Life is astonishing – enigmatic, mysterious, and profoundly alive. Each day is a living miracle, yet we often move through it absorbed in its demands and routines. Even our bodies reveal this miracle. We are literally composed of stardust, formed from atoms that originated at the beginning of the universe. Without question, the countless atoms that now make up your body have existed in endless forms throughout time. It is a breathtaking realization.
There is, in this sense, an unchanging element to existence. These atoms endure, vibrating ceaselessly across the eons. In yoga, this is described as chid akasa – the space of consciousness, the vast and subtle field from which existence emerges.

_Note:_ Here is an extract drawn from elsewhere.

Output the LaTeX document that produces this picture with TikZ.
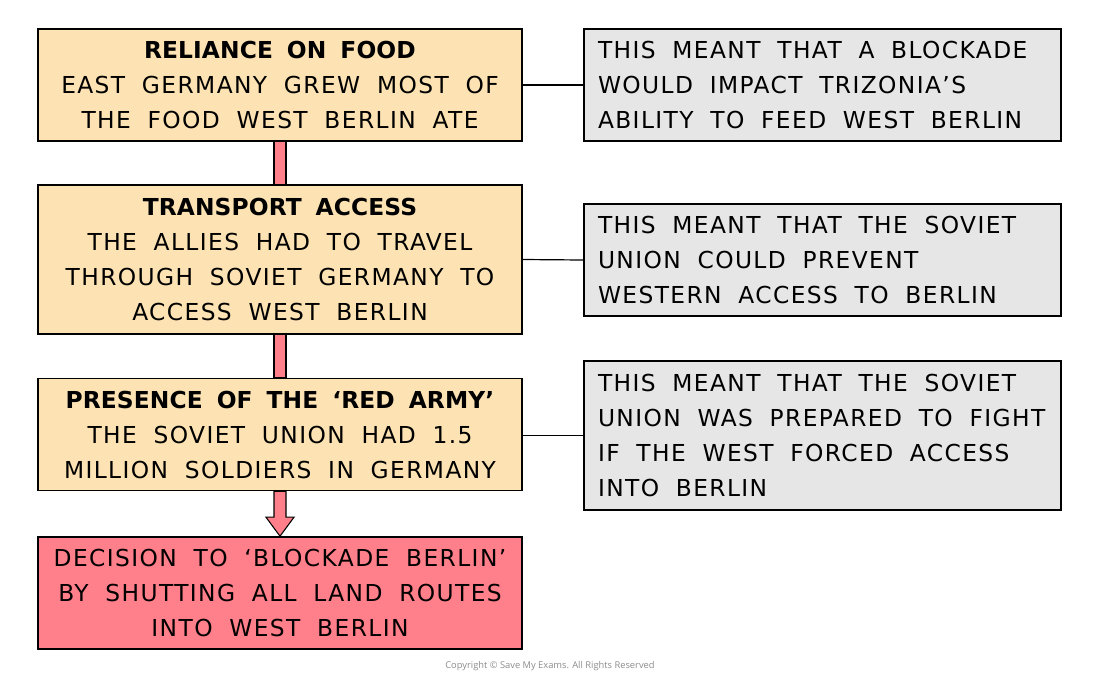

Yet this is only part of the story. Yoga also describes chid shakti, the creative principle, often symbolized as the universal mother. Chid shakti takes the eternal substance of existence and continuously shapes it into infinite forms throughout time. These two expressions – chid akasa (consciousness) and chid shakti (creative expression) – exist seamlessly together, giving rise to the living reality we experience.
This dynamic is reflected in our own bodies. They are in constant transformation, born, growing, aging, and eventually dissolving. Although we describe this process as death, life itself does not die. The unimaginable number of atoms that once were our bodies reorganize and recombine into new expressions of existence. This is not poetry; it is the fundamental movement of nature.
If this is true of the body, what might this suggest about our individual consciousness – our sense of “I”?
Yoga offers a framework here as well. It suggests that from chid akasa, the universal field of consciousness, chid shakti manifests countless citta akasas – individual fields or focal points of awareness. This appears evident as we look around the world and recognize the unique awareness present in each living being.
Throughout history, many traditions have speculated about what happens to this individual consciousness after death. Some propose that a separate ‘soul’ continues to exist, moving into another realm or reincarnating into another body. These possibilities remain deeply meaningful for many and cannot be dismissed.
Yet another possibility is both humbling and profoundly beautiful. Perhaps individual consciousness mirrors the same process we observe in the physical body. Just as the molecules of our bodies return to participate in the vast interplay of existence, the focused center of awareness we call “me” may also dissipate and redistribute itself into the greater field of awareness itself.
In this view, the energy of awareness does not disappear. Rather, it may become part of countless other expressions of life. Some aspect of the awareness that now experiences the world through you could, in ways we cannot comprehend, participate in the awareness of a tree swaying in the wind, a tiger moving through the forest, or a turtle slowly navigating the ocean. Awareness itself may not belong to any one form, but instead expresses through infinite identities across time, just as your body does.
There is no definitive way to know. Does individual consciousness continue as a distinct presence after death? Or does it, like the body, transform into the immeasurable whole from which it arose, becoming part of the vast, living awareness of the universe?
Personally, I find a deep sense of peace in the possibility of returning to the All. Not as a separate identity, not as the familiar “I,” but as an unfathomable participation in the endless unfolding of life itself.